Sui dolci pendii a nord-est della baia si trovano le fondamenta di un antico edificio, probabilmente una villa che diventò più tardi una fortezza. Si presume inoltre una fase paleocristiana e medievale, siccome trattasi di un territorio appartenente un tempo ai frati benedettini. Secondo le fonti medievali, in questo luogo si trovava anche la chiesa di San Mauro. In breve, questa località archeologica stratificata è ancora in attesa di essere scoperta dagli studiosi e presentata al pubblico.

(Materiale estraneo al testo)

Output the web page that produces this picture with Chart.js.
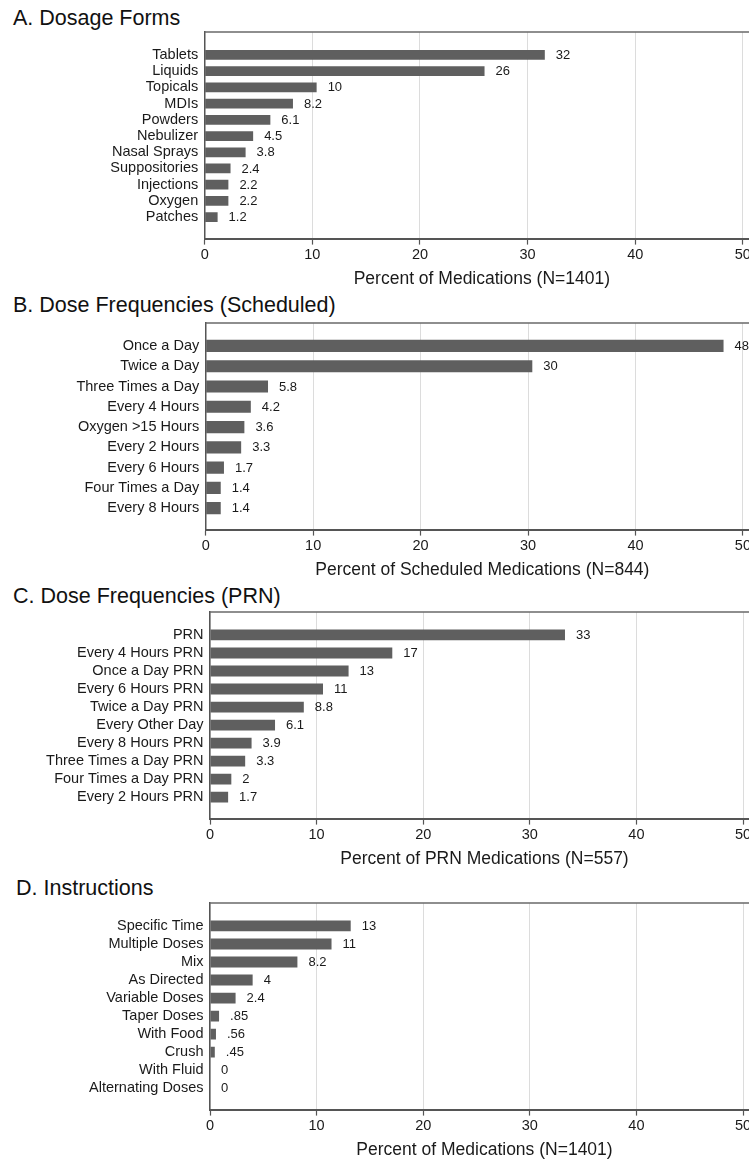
<!DOCTYPE html>
<html>
<head>
<meta charset="utf-8">
<script src="https://cdn.jsdelivr.net/npm/chart.js@4.4.0/dist/chart.umd.min.js"></script>
<style>
  html, body { margin: 0; padding: 0; background: #fff; overflow: hidden; width: 749px; height: 1161px; }
  .panel-title { position: absolute; font-family: "Liberation Sans", Arial, Helvetica, sans-serif; font-size: 21.5px; line-height: 21.5px; color: #111; white-space: nowrap; }
  .chart-box { position: absolute; left: 0; width: 762px; height: 266px; }
</style>
</head>
<body>
<div class="panel-title" style="left:13px; top:8px;">A. Dosage Forms</div>
<div class="chart-box" style="top:26px;"><canvas id="chartA" width="762" height="266"></canvas></div>

<div class="panel-title" style="left:13px; top:295px;">B. Dose Frequencies (Scheduled)</div>
<div class="chart-box" style="top:317px;"><canvas id="chartB" width="762" height="266"></canvas></div>

<div class="panel-title" style="left:13px; top:586px;">C. Dose Frequencies (PRN)</div>
<div class="chart-box" style="top:606px;"><canvas id="chartC" width="762" height="266"></canvas></div>

<div class="panel-title" style="left:16px; top:878px;">D. Instructions</div>
<div class="chart-box" style="top:897px;"><canvas id="chartD" width="762" height="266"></canvas></div>

<script>
const FONT = '"Liberation Sans", Arial, Helvetica, sans-serif';

// data (percent)
const formLabels = ['Tablets', 'Liquids', 'Topicals', 'MDIs', 'Powders', 'Nebulizer', 'Nasal Sprays', 'Suppositories', 'Injections', 'Oxygen', 'Patches'];
const formValues = [31.6, 26.0, 10.4, 8.2, 6.1, 4.5, 3.8, 2.4, 2.2, 2.2, 1.2];

const schedLabels = ['Once a Day', 'Twice a Day', 'Three Times a Day', 'Every 4 Hours', 'Oxygen >15 Hours', 'Every 2 Hours', 'Every 6 Hours', 'Four Times a Day', 'Every 8 Hours'];
const schedValues = [48.2, 30.4, 5.8, 4.2, 3.6, 3.3, 1.7, 1.4, 1.4];

const prnLabels = ['PRN', 'Every 4 Hours PRN', 'Once a Day PRN', 'Every 6 Hours PRN', 'Twice a Day PRN', 'Every Other Day', 'Every 8 Hours PRN', 'Three Times a Day PRN', 'Four Times a Day PRN', 'Every 2 Hours PRN'];
const prnValues = [33.3, 17.1, 13.0, 10.6, 8.8, 6.1, 3.9, 3.3, 2.0, 1.7];

const instrLabels = ['Specific Time', 'Multiple Doses', 'Mix', 'As Directed', 'Variable Doses', 'Taper Doses', 'With Food', 'Crush', 'With Fluid', 'Alternating Doses'];
const instrValues = [13.2, 11.4, 8.2, 4.0, 2.4, 0.85, 0.56, 0.45, 0, 0];

const xTicks = [0, 10, 20, 30, 40, 50];

// stata style label: 2 significant digits, no leading zero
function fmt(v) {
  return String(Number(v.toPrecision(2))).replace(/^0\./, '.');
}

const frameAndValues = {
  id: 'frameAndValues',
  afterDatasetsDraw(chart) {
    const ctx = chart.ctx;
    const ds = chart.data.datasets[0];
    ctx.save();
    ctx.font = '13px ' + FONT;
    ctx.fillStyle = '#1a1a1a';
    ctx.textBaseline = 'middle';
    ctx.textAlign = 'left';
    chart.getDatasetMeta(0).data.forEach((bar, i) => {
      ctx.fillText(fmt(ds.data[i].x), bar.x + 11, bar.y + 0.5);
    });
    ctx.restore();
  },
  afterDraw(chart) {
    const { ctx, chartArea } = chart;
    ctx.save();
    ctx.strokeStyle = '#6a6a6a';
    ctx.lineWidth = 1.5;
    ctx.beginPath();
    ctx.moveTo(chartArea.left, chartArea.top);
    ctx.lineTo(chartArea.right, chartArea.top);
    ctx.lineTo(chartArea.right, chartArea.bottom);
    ctx.stroke();
    ctx.restore();
  }
};

function makeChart(id, labels, values, xTitle, axisWidth) {
  // keep ~23px above the first bar and ~21px below the last one
  const plotH = 207, padTop = 23, padBot = 21.5;
  const step = (plotH - padTop - padBot) / (labels.length - 1);

  return new Chart(document.getElementById(id), {
    type: 'bar',
    data: {
      datasets: [{
        data: values.map((v, i) => ({ x: v, y: i })),
        backgroundColor: '#5f5f5f',
        borderWidth: 0,
        barPercentage: 0.6,
        categoryPercentage: 1
      }]
    },
    plugins: [frameAndValues],
    options: {
      indexAxis: 'y',
      responsive: false,
      animation: false,
      devicePixelRatio: 1,
      layout: { padding: { top: 6, right: 3, left: 0, bottom: 0 } },
      plugins: { legend: { display: false }, tooltip: { enabled: false } },
      scales: {
        x: {
          type: 'linear',
          min: 0,
          max: 51.5,
          afterBuildTicks: (s) => { s.ticks = xTicks.map(v => ({ value: v })); },
          grid: { color: '#dcdcdc', lineWidth: 1, tickLength: 6, tickColor: '#555', tickWidth: 1.2 },
          border: { color: '#555', width: 2 },
          ticks: { padding: 2, color: '#1a1a1a', font: { family: FONT, size: 14.5 } },
          title: { display: true, text: xTitle, color: '#1a1a1a', font: { family: FONT, size: 17.5 }, padding: { top: 3, bottom: 2 } }
        },
        y: {
          type: 'linear',
          reverse: true,
          offset: false,
          min: -padTop / step,
          max: labels.length - 1 + padBot / step,
          afterBuildTicks: (s) => { s.ticks = labels.map((l, i) => ({ value: i })); },
          afterFit: (s) => {
            s.width = axisWidth;
            s.paddingTop = 0;
            s.paddingBottom = 0;
          },
          grid: { display: false, drawTicks: false, offset: false },
          border: { color: '#555', width: 1.5 },
          ticks: {
            autoSkip: false,
            padding: 6.5,
            color: '#1a1a1a',
            font: { family: FONT, size: 14.5 },
            callback: (v) => labels[v]
          }
        }
      }
    }
  });
}

makeChart('chartA', formLabels, formValues, 'Percent of Medications (N=1401)', 204.7);
makeChart('chartB', schedLabels, schedValues, 'Percent of Scheduled Medications (N=844)', 205.7);
makeChart('chartC', prnLabels, prnValues, 'Percent of PRN Medications (N=557)', 210);
makeChart('chartD', instrLabels, instrValues, 'Percent of Medications (N=1401)', 210);
</script>
</body>
</html>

In queste acque nel 49 a.C. si svolse una battaglia navale molto complessa nell’ambito delle guerre civili romane tra le forze di Cesare e Pompei. Sono pervenute molte informazioni di questa battaglia grazie al poeta romano Marco Anneo Lucano e alla sua opera epica Pharsalia, dedicata alla guerra civile di Cesare. Gli uomini di Pompei sotto il comando dell’ammiraglio Marco Ottaviano e sostenuti dagli alleati locali istriani e liburnici, famosi per la loro flotta con imbarcazioni veloci e agili, tra i quali c’erano anche i Fertinati, gli antenati degli odierni abitanti di Omišalj, grazie alle loro abilità marittime, stratagemmi, mimetismi e trappole marittime per imbarcazioni, sconfissero le numerose truppe di Cesare, nonostante i rinforzi che arrivarono in loro aiuto. Parte della fanteria di Cesare, sotto il comando di Gaio Antonio fu bloccata sull'isola di Veglia. La parte sotto il comando di Sallustio Crispo e Minuzio Basilio cercò di raggiungerli per aiutarli passando dalla terraferma di Vinodol all’isola. I rinforzi di Cesare, essendo poco esperti di navigazione in mare aperto, ma abili a attraversare fiumi e canali, cercarono di raggiungere l’isola attraversando il tratto di mare con tre grandi zattere improvvisate. L’alta marea aiutò due zattere a raggiungere la costa mentre la terza, la coorte di opitergini proveniente dall’area dell’odierno Veneto, fu bloccata da una trappola abilmente preparata. Secondo Lucano, i guerrieri si uccisero a vicenda piuttosto che cadere nelle mani del nemico ed essere costretti a combattere contro Cesare. I nemici restarono notevolmente impressionati da questo fatto e prepararono per loro una cerimonia funebre eroica. La tragica storia venne usata non solo come potente strumento di propaganda per gli seguaci di Giulio Cesare ma anche come esempio di coraggio e di fedeltà di quel classico periodo antico.